We aim to support bookworm. So right, virtualenv shouldn't be required.

We'll just need to give DSA a list of dependencies for their debusine puppet role / metapackage (can't remember how they handle them).

We git send-email a patch to https://salsa.debian.org/dsa-team/mirror/debian.org to debian-admin@lists.debian.org adding a metapackage probably called debian.org-debusine.debian.org that has a pile of dependencies and no content. Let me know if I should write or review said patch.

Regarding @helmutg 's question:

Regarding artifact download being RAM hungry: Is it reasonable to consider this a fixable implementation detail? As far as I can see, we're using ASGI here and ASGI can feed back on the speed of transmission, so the on-the-fly creation of a .tar.gz is not something that is fundamentally RAM hungry, but our current implementation is and it can be fixed when there is a need to fix. Do you confirm?
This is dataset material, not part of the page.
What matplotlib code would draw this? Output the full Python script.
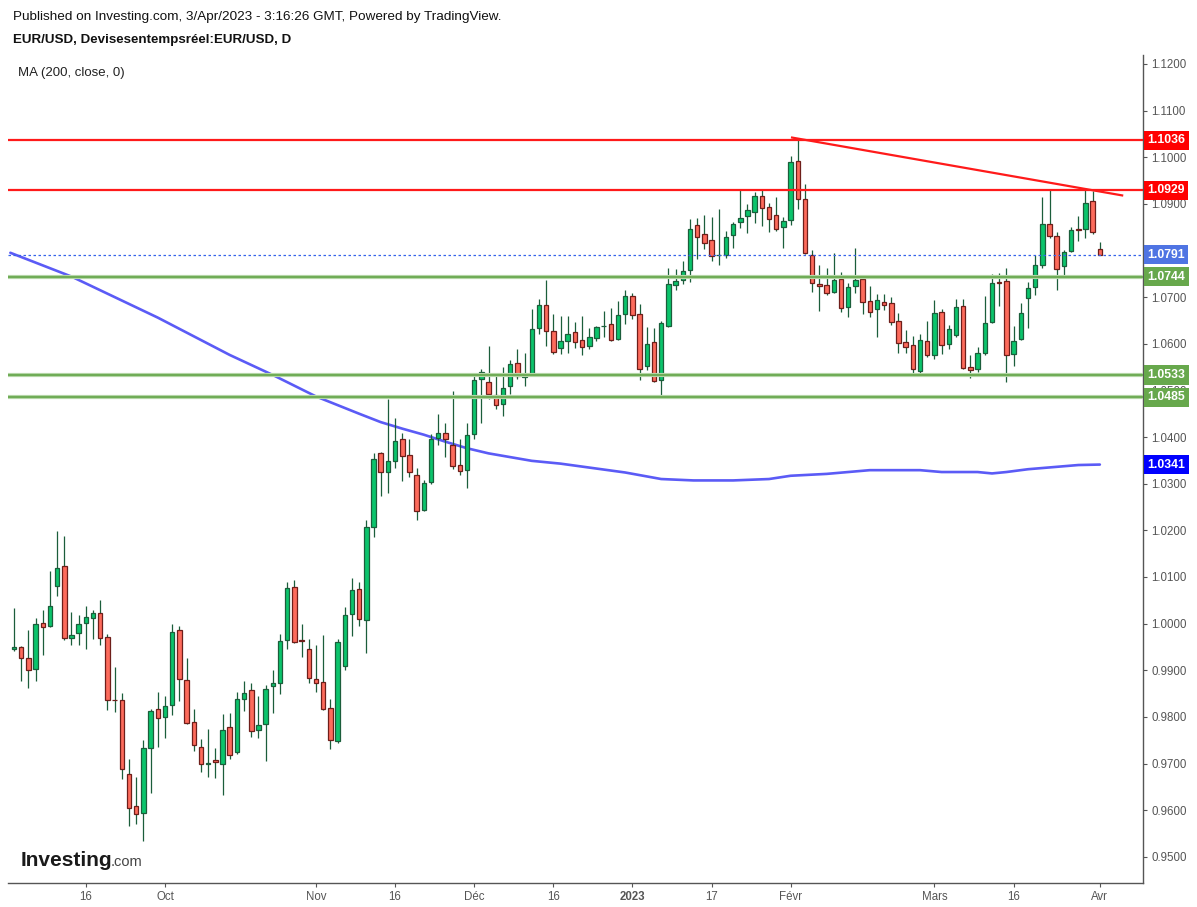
import numpy as np
import pandas as pd
import matplotlib
matplotlib.use("Agg")
import matplotlib.pyplot as plt
from matplotlib.transforms import blended_transform_factory

plt.rcParams['font.family'] = ['Liberation Sans', 'DejaVu Sans']

# daily EUR/USD bars, 2 Sep 2022 -> 3 Apr 2023 (weekdays)
dates = pd.bdate_range('2022-09-02', '2023-04-03')

opens = [0.9945, 0.9950, 0.9926, 0.9902, 1.0001, 0.9995, 1.0080, 1.0123, 0.9969, 0.9980,
         1.0001, 1.0012, 1.0023, 0.9971, 0.9837, 0.9836, 0.9677, 0.9609, 0.9594, 0.9733,
         0.9817, 0.9800, 0.9825, 0.9986, 0.9879, 0.9789, 0.9735, 0.9700, 0.9708, 0.9700,
         0.9778, 0.9725, 0.9838, 0.9857, 0.9772, 0.9785, 0.9866, 0.9872, 0.9965, 1.0078,
         0.9964, 0.9945, 0.9881, 0.9875, 0.9819, 0.9748, 0.9909, 1.0020, 1.0074, 1.0008,
         1.0208, 1.0365, 1.0325, 1.0348, 1.0396, 1.0361, 1.0318, 1.0243, 1.0303, 1.0398,
         1.0408, 1.0383, 1.0340, 1.0329, 1.0406, 1.0524, 1.0518, 1.0490, 1.0471, 1.0509,
         1.0558, 1.0528, 1.0535, 1.0633, 1.0683, 1.0627, 1.0591, 1.0606, 1.0625, 1.0608,
         1.0595, 1.0612, 1.0637, 1.0642, 1.0610, 1.0663, 1.0702, 1.0663, 1.0552, 1.0603,
         1.0522, 1.0638, 1.0726, 1.0736, 1.0758, 1.0854, 1.0835, 1.0822, 1.0790, 1.0790,
         1.0833, 1.0861, 1.0874, 1.0882, 1.0916, 1.0893, 1.0876, 1.0850, 1.0865, 1.0991,
         1.0910, 1.0790, 1.0728, 1.0726, 1.0711, 1.0738, 1.0678, 1.0723, 1.0738, 1.0691,
         1.0674, 1.0689, 1.0687, 1.0648, 1.0603, 1.0597, 1.0541, 1.0606, 1.0576, 1.0668,
         1.0599, 1.0618, 1.0681, 1.0550, 1.0546, 1.0580, 1.0646, 1.0732, 1.0734, 1.0578,
         1.0610, 1.0698, 1.0721, 1.0768, 1.0856, 1.0831, 1.0766, 1.0799, 1.0846, 1.0846,
         1.0906, 1.0803]
highs = [1.0033, 0.9952, 0.9987, 1.0013, 1.0030, 1.0113, 1.0199, 1.0188, 1.0025, 1.0018,
         1.0038, 1.0030, 1.0051, 0.9978, 0.9907, 0.9852, 0.9710, 0.9672, 0.9751, 0.9817,
         0.9853, 0.9845, 0.9999, 0.9995, 0.9927, 0.9817, 0.9752, 0.9774, 0.9733, 0.9807,
         0.9809, 0.9853, 0.9877, 0.9872, 0.9845, 0.9868, 0.9900, 0.9977, 1.0089, 1.0093,
         0.9999, 0.9967, 0.9954, 0.9975, 0.9838, 0.9967, 1.0035, 1.0098, 1.0089, 1.0222,
         1.0365, 1.0368, 1.0481, 1.0441, 1.0408, 1.0396, 1.0333, 1.0308, 1.0406, 1.0449,
         1.0430, 1.0498, 1.0396, 1.0430, 1.0535, 1.0546, 1.0595, 1.0533, 1.0550, 1.0565,
         1.0588, 1.0580, 1.0674, 1.0696, 1.0736, 1.0664, 1.0660, 1.0660, 1.0646, 1.0660,
         1.0633, 1.0638, 1.0670, 1.0676, 1.0691, 1.0715, 1.0708, 1.0685, 1.0636, 1.0633,
         1.0648, 1.0762, 1.0760, 1.0777, 1.0867, 1.0869, 1.0876, 1.0871, 1.0889, 1.0841,
         1.0861, 1.0929, 1.0899, 1.0925, 1.0931, 1.0901, 1.0914, 1.0871, 1.1002, 1.1036,
         1.0942, 1.0801, 1.0768, 1.0762, 1.0794, 1.0753, 1.0730, 1.0805, 1.0745, 1.0723,
         1.0706, 1.0706, 1.0700, 1.0666, 1.0630, 1.0617, 1.0621, 1.0648, 1.0693, 1.0674,
         1.0640, 1.0696, 1.0696, 1.0576, 1.0593, 1.0702, 1.0749, 1.0751, 1.0762, 1.0638,
         1.0687, 1.0732, 1.0790, 1.0914, 1.0931, 1.0839, 1.0801, 1.0850, 1.0874, 1.0929,
         1.0927, 1.0818]
lows = [0.9942, 0.9878, 0.9863, 0.9876, 0.9932, 0.9993, 1.0060, 0.9965, 0.9955, 0.9955,
        0.9945, 0.9966, 0.9955, 0.9814, 0.9810, 0.9668, 0.9567, 0.9570, 0.9535, 0.9636,
        0.9735, 0.9754, 0.9805, 0.9835, 0.9785, 0.9726, 0.9681, 0.9672, 0.9669, 0.9632,
        0.9710, 0.9720, 0.9812, 0.9756, 0.9755, 0.9705, 0.9808, 0.9849, 0.9945, 0.9958,
        0.9928, 0.9872, 0.9853, 0.9814, 0.9731, 0.9744, 0.9900, 0.9973, 0.9995, 0.9937,
        1.0185, 1.0273, 1.0281, 1.0333, 1.0305, 1.0314, 1.0223, 1.0241, 1.0299, 1.0383,
        1.0357, 1.0331, 1.0318, 1.0290, 1.0396, 1.0430, 1.0481, 1.0460, 1.0445, 1.0492,
        1.0524, 1.0509, 1.0531, 1.0621, 1.0595, 1.0578, 1.0577, 1.0580, 1.0591, 1.0576,
        1.0588, 1.0606, 1.0614, 1.0606, 1.0608, 1.0642, 1.0653, 1.0522, 1.0543, 1.0518,
        1.0485, 1.0636, 1.0715, 1.0728, 1.0732, 1.0781, 1.0803, 1.0777, 1.0768, 1.0784,
        1.0805, 1.0848, 1.0837, 1.0859, 1.0852, 1.0839, 1.0841, 1.0805, 1.0854, 1.0889,
        1.0792, 1.0711, 1.0670, 1.0705, 1.0708, 1.0668, 1.0657, 1.0708, 1.0663, 1.0657,
        1.0614, 1.0672, 1.0640, 1.0580, 1.0580, 1.0537, 1.0533, 1.0572, 1.0567, 1.0578,
        1.0588, 1.0615, 1.0545, 1.0526, 1.0539, 1.0576, 1.0644, 1.0681, 1.0518, 1.0552,
        1.0608, 1.0633, 1.0704, 1.0762, 1.0826, 1.0715, 1.0747, 1.0796, 1.0820, 1.0826,
        1.0835, 1.0790]
closes = [0.9950, 0.9926, 0.9900, 0.9999, 0.9993, 1.0038, 1.0119, 0.9969, 0.9975, 0.9999,
          1.0014, 1.0023, 0.9969, 0.9836, 0.9836, 0.9688, 0.9605, 0.9592, 0.9733, 0.9812,
          0.9797, 0.9823, 0.9982, 0.9881, 0.9787, 0.9740, 0.9699, 0.9701, 0.9703, 0.9772,
          0.9718, 0.9838, 0.9851, 0.9770, 0.9782, 0.9860, 0.9872, 0.9962, 1.0076, 0.9960,
          0.9963, 0.9883, 0.9872, 0.9817, 0.9750, 0.9960, 1.0018, 1.0072, 1.0010, 1.0207,
          1.0353, 1.0325, 1.0348, 1.0391, 1.0359, 1.0325, 1.0241, 1.0301, 1.0396, 1.0408,
          1.0396, 1.0338, 1.0327, 1.0404, 1.0522, 1.0539, 1.0492, 1.0468, 1.0505, 1.0556,
          1.0531, 1.0535, 1.0631, 1.0683, 1.0627, 1.0582, 1.0606, 1.0621, 1.0603, 1.0593,
          1.0614, 1.0636, 1.0638, 1.0608, 1.0661, 1.0702, 1.0661, 1.0546, 1.0599, 1.0520,
          1.0644, 1.0728, 1.0734, 1.0756, 1.0846, 1.0829, 1.0816, 1.0788, 1.0791, 1.0829,
          1.0856, 1.0869, 1.0886, 1.0916, 1.0891, 1.0867, 1.0846, 1.0863, 1.0989, 1.0910,
          1.0794, 1.0730, 1.0723, 1.0708, 1.0736, 1.0676, 1.0721, 1.0736, 1.0689, 1.0668,
          1.0693, 1.0683, 1.0646, 1.0601, 1.0594, 1.0546, 1.0608, 1.0576, 1.0666, 1.0597,
          1.0631, 1.0678, 1.0548, 1.0543, 1.0580, 1.0644, 1.0730, 1.0731, 1.0576, 1.0606,
          1.0666, 1.0719, 1.0768, 1.0856, 1.0831, 1.0760, 1.0796, 1.0844, 1.0844, 1.0901,
          1.0839, 1.0791]

# MA(200, close): bar position -> value
ma_pos = [-0.5, 8, 20, 30, 36, 42, 48, 51, 54, 57, 60, 63, 66, 69, 72, 76, 85, 90,
          94.5, 100, 105, 108, 113, 119, 126, 129, 134, 136, 138, 141, 148, 151]
ma_val = [1.0795, 1.0744, 1.0656, 1.0576, 1.0533, 1.0487, 1.0450, 1.0432, 1.0418, 1.0405,
          1.0390, 1.0376, 1.0365, 1.0357, 1.0349, 1.0343, 1.0324, 1.0310, 1.0307, 1.0307,
          1.0310, 1.0317, 1.0321, 1.0329, 1.0329, 1.0325, 1.0325, 1.0322, 1.0325, 1.0331,
          1.0340, 1.0341]
ma_last = 1.0341

red_levels = [1.1036, 1.0929]
green_levels = [1.0744, 1.0533, 1.0485]
last_price = 1.0791
trend_pos = [108.2, 154.1]
trend_val = [1.1042, 1.0918]

tick_dates = ['2022-09-16', '2022-10-03', '2022-11-01', '2022-11-16', '2022-12-01', '2022-12-16',
              '2023-01-02', '2023-01-17', '2023-02-01', '2023-03-01', '2023-03-16', '2023-04-03']
tick_labels = ['16', 'Oct', 'Nov', '16', 'Déc', '16', '2023', '17', 'Févr', 'Mars', '16', 'Avr']
price_ticks = [0.95, 0.96, 0.97, 0.98, 0.99, 1.00, 1.01, 1.02, 1.03, 1.04, 1.05,
               1.06, 1.07, 1.09, 1.10, 1.11, 1.12]  # 1.0800 sits under the last-price box

W, H = 1197, 907
fig = plt.figure(figsize=(W / 100, H / 100), dpi=100)
fig.patch.set_facecolor('white')
ax = fig.add_axes([8 / W, 1 - 883 / H, (1143 - 8) / W, (883 - 55) / H])

x = np.arange(len(dates))
o = np.array(opens); h = np.array(highs); l = np.array(lows); c = np.array(closes)
up = c >= o

green_fill, green_edge = '#0bc46c', '#1b5e3b'
red_fill, red_edge = '#fd6b5c', '#6e1e1a'

ax.vlines(x, l, h, color='#1b5e3b', lw=0.9, zorder=3)
body_h = np.maximum(np.abs(c - o), 0.00004)
body_b = np.minimum(o, c)
ax.bar(x[up], body_h[up], bottom=body_b[up], width=0.62, color=green_fill,
       edgecolor=green_edge, linewidth=0.9, zorder=4)
ax.bar(x[~up], body_h[~up], bottom=body_b[~up], width=0.62, color=red_fill,
       edgecolor=red_edge, linewidth=0.9, zorder=4)

# moving average
ax.plot(ma_pos, ma_val, color='#5b5bf6', lw=1.9, zorder=2, solid_capstyle='round')

# drawn levels
for lv in red_levels:
    ax.axhline(lv, color='#ff1a1a', lw=1.6, zorder=5)
for lv in green_levels:
    ax.axhline(lv, color='#b4d6a6', lw=3.0, zorder=5)
    ax.axhline(lv, color='#69a84f', lw=1.3, zorder=5)
ax.axhline(last_price, color='#3563ea', lw=0.9, ls=(0, (2, 2)), zorder=5)
ax.plot(trend_pos, trend_val, color='#ff1a1a', lw=1.6, zorder=5)

ax.set_xlim(-0.83, 157.0)
ax.set_ylim(0.9444, 1.1219)

for s in ['top', 'left']:
    ax.spines[s].set_visible(False)
for s in ['right', 'bottom']:
    ax.spines[s].set_color('#555555')
    ax.spines[s].set_linewidth(1)

ax.yaxis.tick_right()
ax.set_yticks(price_ticks)
ax.set_yticklabels([f'{v:.4f}' for v in price_ticks])
ax.tick_params(axis='y', length=3, width=0.8, color='#555555', labelsize=8.3,
               labelcolor='#555555', pad=3)

tpos = dates.get_indexer(pd.to_datetime(tick_dates))
ax.set_xticks(tpos)
ax.set_xticklabels(tick_labels)
ax.tick_params(axis='x', length=3, width=0.8, color='#555555', labelsize=8.3,
               labelcolor='#555555', pad=3)
for t in ax.get_xticklabels():
    if t.get_text() == '2023':
        t.set_fontweight('bold')

# price boxes on the right axis
trans = blended_transform_factory(ax.transAxes, ax.transData)
boxes = [(red_levels[0], '#ff0000'), (red_levels[1], '#ff0000'), (last_price, '#4f74e3'),
         (green_levels[0], '#67a84c'), (green_levels[1], '#67a84c'), (green_levels[2], '#67a84c'),
         (ma_last, '#0000ff')]
for val, col in boxes:
    ax.annotate(f'{val:.4f}', xy=(1, val), xycoords=trans, xytext=(3.0, 0),
                textcoords='offset points', ha='left', va='center', fontsize=8.8,
                fontweight='bold', color='white', zorder=10, annotation_clip=False,
                bbox=dict(boxstyle='square,pad=0.3', fc=col, ec='none'))

# header and legend text
fig.text(13 / W, 1 - 17 / H, 'Published on Investing.com, 3/Apr/2023 - 3:16:26 GMT, Powered by TradingView.',
         fontsize=9.7, va='center', ha='left', color='#111111')
fig.text(13 / W, 1 - 40 / H, 'EUR/USD, Devisesentempsréel:EUR/USD, D',
         fontsize=9.6, va='center', ha='left', fontweight='bold', color='#111111')
fig.text(18 / W, 1 - 73 / H, 'MA (200, close, 0)', fontsize=9.5, va='center', ha='left', color='#222222')

# logo
fig.text(21 / W, 1 - 860 / H, 'Investing', fontsize=15, fontweight='bold', va='center',
         ha='left', color='#1a1a1a')
fig.text(111 / W, 1 - 862 / H, '.com', fontsize=10.5, va='center', ha='left', color='#444444')

fig.savefig('out.png', dpi=100)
I've been trying to remember.

For uploading:

Upload from debusine client: this is chunked and memory consumption is ok
Upload from a Web client: there were some problems some months ago when I implemented it due to daphne. I tested it with uvicorn IIRC and was all good there. Described in https://github.com/django/daphne/issues/483 . In Debusine: we decided that we have the Nginx maximum post size of 100 MB, bigger files can be uploaded using the client and that if we want to upload bigger files via Web we should look at implementing it in Javascript to give progress, chunks, etc. (I can find the notes in the MR if needed, we discussed this with Enrico and Raphaël I think)

For downloading:

Downloading an artifact using .tar.gz: via Web or via debusine.client (it happens when the workers download a huge artifact[1]) is currently problematic because we use Django 3.2 and a relevant issue was fixed in Django 4.0. References: https://github.com/django/daphne/issues/170 (I don't think that this one is daphne specific), fixed in Django 4.0 (pretty sure that I tested it) via https://github.com/django/django/pull/16384 and ticket https://code.djangoproject.com/ticket/33735

[1]: we could download the artifact's files in chunks and avoid generating the .tar.gz and streaming it

Is it fixable? Yes, for download we could:

Upgrade to Django 4.0 if this is an option (and re-test)
Download the artifacts file-by-file (and in chunks if needed) instead of generating a .tar.gz; or other changes in the downloads

Upload bigger files via Web one of:

replace daphne with uvicorn (as I tested and it was good, needs re-testting)
Implement upload of big files in Javascript and chunks

Thanks for your research on request sizes. What you write sounds a lot like this is not a fundamental an insurmountable problem, but something that can be fixed at a later time given effort (e.g. upgrading Django). It also sounds like the current state works "well enough for now" and therefore this is non-trivial, non-essential and deferrable work item.

@stefanor said:

We aim to support bookworm. So right, virtualenv shouldn't be required.

At the moment we are supporting bullseye and bookworm. If we can drop support for bullseye it would be great :-)

I really meant to say bullseye there :)

I very much assume that we will not be deploying Debian packages, because that removes our ability to quickly update the software. It expect us to run debusine from a git checkout while adding a dependency-package

FWIW I assume the same, that's also how we handle tracker.debian.org.

I added these specs to a draft a mail to DSA at https://semestriel.framapad.org/p/qfwikuhrv0-a40v?lang=en

I didn't go into details about specific dependencies and how we deploy, as running webapps from git is quite standard in my experience.